Bankers Beat the Drum for Blockchain
A number of bankers have touted the beauty of the blockchain in a recent conference in London.
Many of them have expressed their enthusiasm about trade finance as the next ‘tourist’ destination for the distributed shared ledger. During last week’s conference, they discussed the digital trade finance platforms they are currently developing and the potential cost reduction from utilizing the online system.
Trade finance is a business amounting to more than $9 trillion across the globe, based on l a report by the International Chamber of Commerce.
“We expect to see a reduction of 70 percent to 80 percent in costs on supply chain management by using blockchain,” Amit Varma, chief technology officer of Citibank, told attendees of the Blockchain Summit, noting their expected savings from utilizing the technology in all aspects of the supply chain management.
“Blockchain is good for areas that have resisted digitization,” Xavier Laurent, head of blockchain community at French financial institution Credit Agricole, said. Despite the situation, he noted some governments are pressing the brakes and opting to stick with the paper process of managing the supply.
“We will have some jurisdictions where all transactions are going on the blockchain. But there are other geographic regions where the legal and regulatory risk means you will still use paper,” Laurent said.
Varma talked about the fully automated platform being developed by Citi, which, according to him, would integrate the blockchain technology into artificial intelligence and internet of things.
With the platform, Varma said the AI would bolster the trigger points in the system which include requirements to be fulfilled before making any payment and the issuance of a contract. Conversely, IoT sensors could assume the verification process usually done by humans.
“Shipments monitored using IoT devices can give everyone on the blockchain an idea of where the shipment is. We are moving towards real time, to a point where the blockchain platform will trigger a payment when goods are received,” Varma explained. But he did not divulge other details related to the Citi system they are designing.
Meanwhile, other bankers touched on the likelihood of tokenization in trade finance.
The utilization of tokens to represent assets on a blockchain could free up liquidity, giving the example of invoices, “which are not very liquid assets, so this could make them more liquid and distribute them better,” Laurent said.

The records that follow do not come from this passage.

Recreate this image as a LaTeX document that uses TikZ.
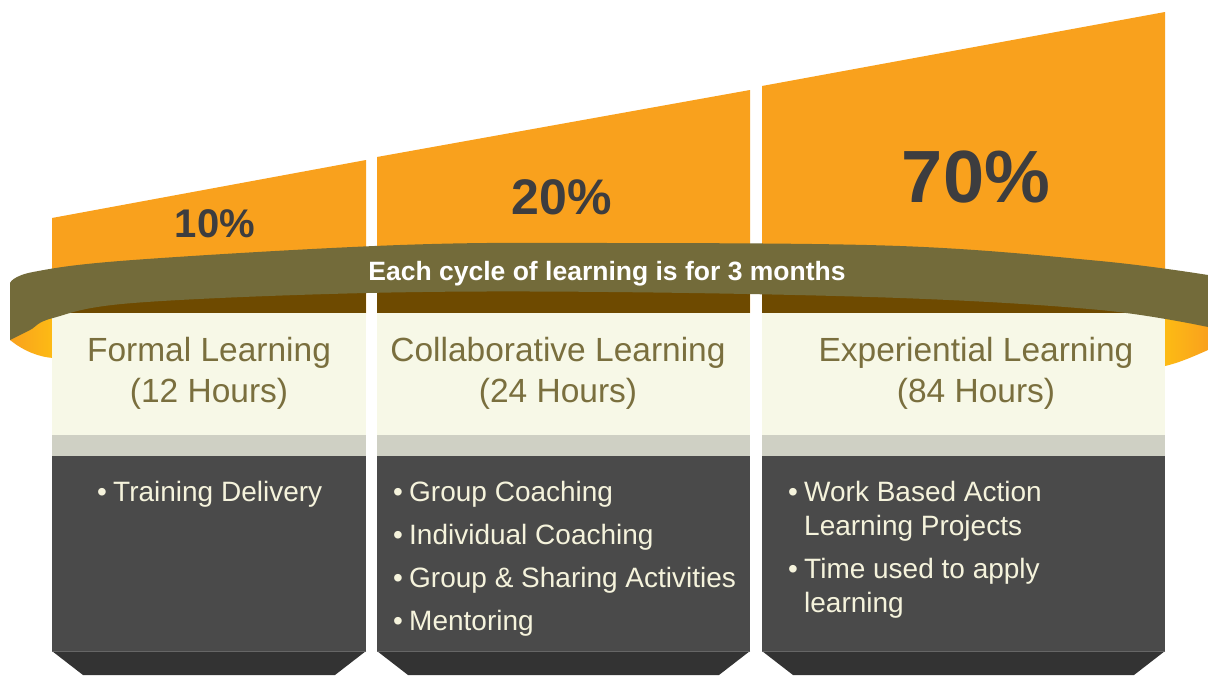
\documentclass[tikz,border=0pt]{standalone}
\usepackage{fontspec}
\setmainfont{Liberation Sans}
\usetikzlibrary{positioning}
\definecolor{barorange}{HTML}{F9A11D}
\definecolor{ringolive}{HTML}{736B3A}
\definecolor{ringbrown}{HTML}{6E4A00}
\definecolor{ringyellow}{HTML}{FDBB14}
\definecolor{headcream}{HTML}{F7F8E7}
\definecolor{stripgray}{HTML}{CFD0C4}
\definecolor{boxgray}{HTML}{4A4A4A}
\definecolor{footgray}{HTML}{333333}
\definecolor{pcttext}{HTML}{3D3D3F}
\definecolor{headtext}{HTML}{7A6F3E}
\definecolor{itemtext}{HTML}{F5F3DC}
% one column: left x, right x, top y at left, top y at right
\def\learncol(#1:#2:#3:#4){
	\fill[barorange] (#1, #3) -- (#2, #4) -- (#2, 313) -- (#1, 313) -- cycle;
	\fill[ringbrown] (#1, 280) rectangle (#2, 313);
	\fill[headcream] (#1, 313) rectangle (#2, 435);
	\fill[stripgray] (#1, 435) rectangle (#2, 456);
	\fill[boxgray] (#1, 456) rectangle (#2, 651);
	\fill[footgray] (#1, 651) -- (#2, 651) -- ({#2-31}, 675) -- ({#1+31}, 675) -- cycle;
	\draw[line width=0.6pt, color=black!60!white] (#1, 651) -- (#2, 651);
}
\def\bul{\makebox[16pt][l]{\textbullet}}

\begin{document}
\begin{tikzpicture}[x=1pt, y=-1pt,
	pct/.style={font=\bfseries, text=pcttext, inner sep=0pt, anchor=base},
	hdr/.style={font=\fontsize{33.5}{41}\selectfont, text=headtext, inner sep=0pt, anchor=base},
	itm/.style={font=\fontsize{28}{34}\selectfont, text=itemtext, inner sep=0pt, anchor=base west},
	ringtext/.style={font=\fontsize{26.5}{30}\selectfont\bfseries, text=white, inner sep=0pt, anchor=base}]
	%%%%% START %%%%%
	
	\useasboundingbox[fill=white] (0, 0) rectangle (1208, 675);
	
	% back of the ring, seen at both ends
	\shade[left color=barorange, right color=ringyellow] (10, 300) -- (10, 340) .. controls (25, 352) and (40, 357) .. (53, 358) -- (53, 300) -- cycle;
	\shade[left color=ringyellow, right color=barorange] (1165, 300) -- (1208, 300) -- (1208, 350) .. controls (1190, 358) and (1178, 363) .. (1165, 366) -- cycle;
	
	% the three columns
	\learncol(52:366:218:160)
	\learncol(377:750:157:90)
	\learncol(762:1165:86:12)
	
	% front of the ring
	\fill[ringolive] plot[smooth, tension=0.6] coordinates {(10, 283) (33, 272) (133, 260) (400, 245) (609, 243) (900, 246) (1100, 261) (1208, 275)}
		-- (1208, 327)
		-- plot[smooth, tension=0.6] coordinates {(1208, 327) (1100, 310) (900, 298) (609, 292) (367, 293) (133, 303) (53, 318) (30, 330) (10, 340)}
		-- cycle;
	
	\node[ringtext] (cycle) at (607, 280) {Each cycle of learning is for 3 months};
	
	\node[pct, font=\fontsize{40}{40}\selectfont\bfseries] (pctformal) at (215, 237) {10\%};
	\node[pct, font=\fontsize{50}{50}\selectfont\bfseries] (pctcollab) at (562, 214) {20\%};
	\node[pct, font=\fontsize{74}{74}\selectfont\bfseries] (pctexper) at (976, 202) {70\%};
	
	\node[hdr] (formal) at (209, 361) {\begin{tabular}[t]{@{}c@{}}Formal Learning\\(12 Hours)\end{tabular}};
	\node[hdr] (collab) at (558, 361) {\begin{tabular}[t]{@{}c@{}}Collaborative Learning\\(24 Hours)\end{tabular}};
	\node[hdr] (exper) at (976, 361) {\begin{tabular}[t]{@{}c@{}}Experiential Learning\\(84 Hours)\end{tabular}};
	
	\node[itm] (formalitems) at (97, 501) {\begin{tabular}[t]{@{}l@{}l@{}}\bul & Training Delivery\end{tabular}};
	\node[itm] (collabitems) at (393, 501) {\begin{tabular}[t]{@{}l@{}l@{}}\bul & Group Coaching\\[9pt]
		\bul & Individual Coaching\\[9pt]
		\bul & Group \& Sharing Activities\\[9pt]
		\bul & Mentoring\end{tabular}};
	\node[itm] (experitems) at (788, 501) {\begin{tabular}[t]{@{}l@{}l@{}}\bul & Work Based Action\\
		& Learning Projects\\[9pt]
		\bul & Time used to apply\\
		& learning\end{tabular}};
	
	%%%%% END %%%%%
\end{tikzpicture}
\end{document}
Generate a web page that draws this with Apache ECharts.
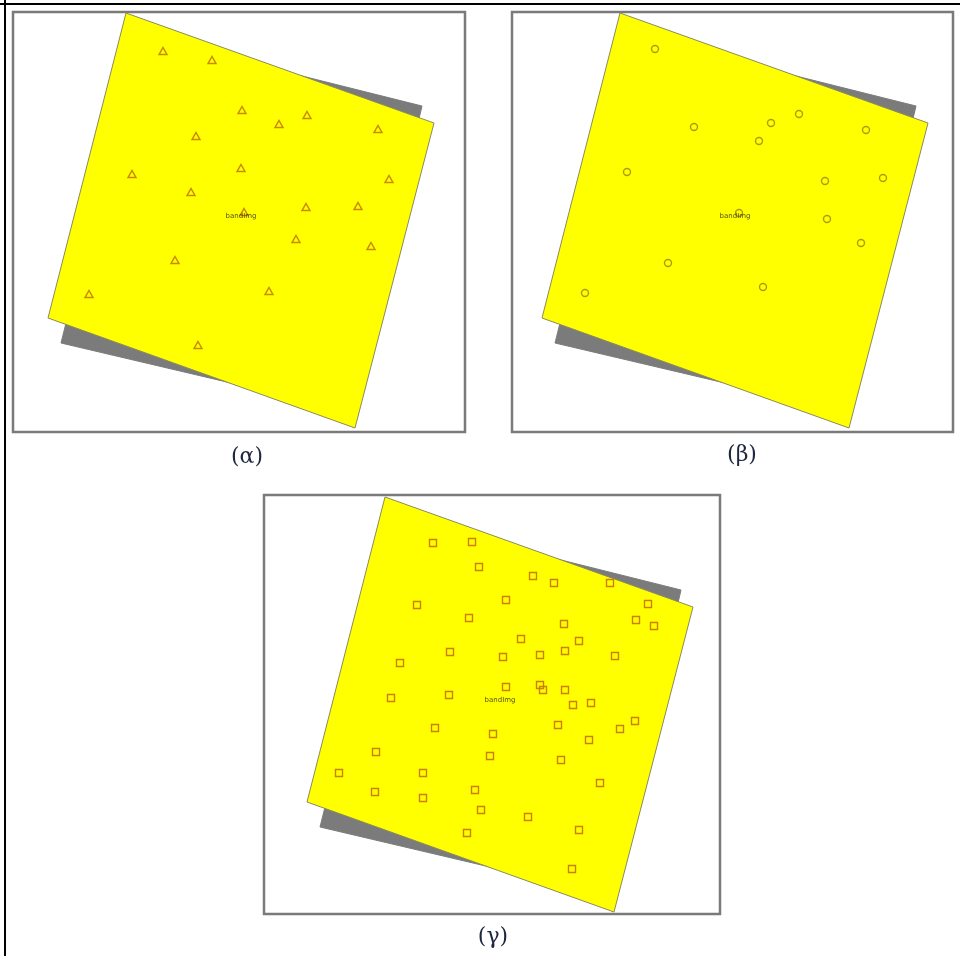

The tokenization of trade finance can be implemented so that financial institutions are no longer pressed to tap fundings in using invoices, Lee Pruitt, chief executive officer of ethereum-based startup InstaSupply, said. “An approved invoice is an asset from an accounting standpoint. A token means anyone, not just banks, can participate in the purchase of this asset,” he added.
Despite the promotion of blockchain in trade finance, others have noticed room for improvement.
There is another $1.5 trillion of potential trade finance business which is not being maximized at the moment in some places such as parts of Asia and Africa, according to Sean Edwards, head of legal at Sumitomo Mitsui Banking Corp.
Placing an efficient know-your-customer (KYC) scheme is necessary,” Edwards, who also heads the International Trade Finance Association (ITFA), said.
“Trade finance is event-driven, punctuated with invoices, purchase orders etc. What you find is the pre-shipment stages are very poorly served; banks are bad at providing finance to early-stage small suppliers,” he said.
The association’s focus as of date is to clear certain hurdles including the work being done by IBM with shipping company Maersk. “It’s a document of title so understanding the process, it helps to be a lawyer,” he noted.
Aside from that, Edwards has also been collaborating with Marco Polo, the trade finance network designed by R3 and TradeIX, that includes BNP Paribas, Commerzbank, ING, and Standard Chartered Bank, among others.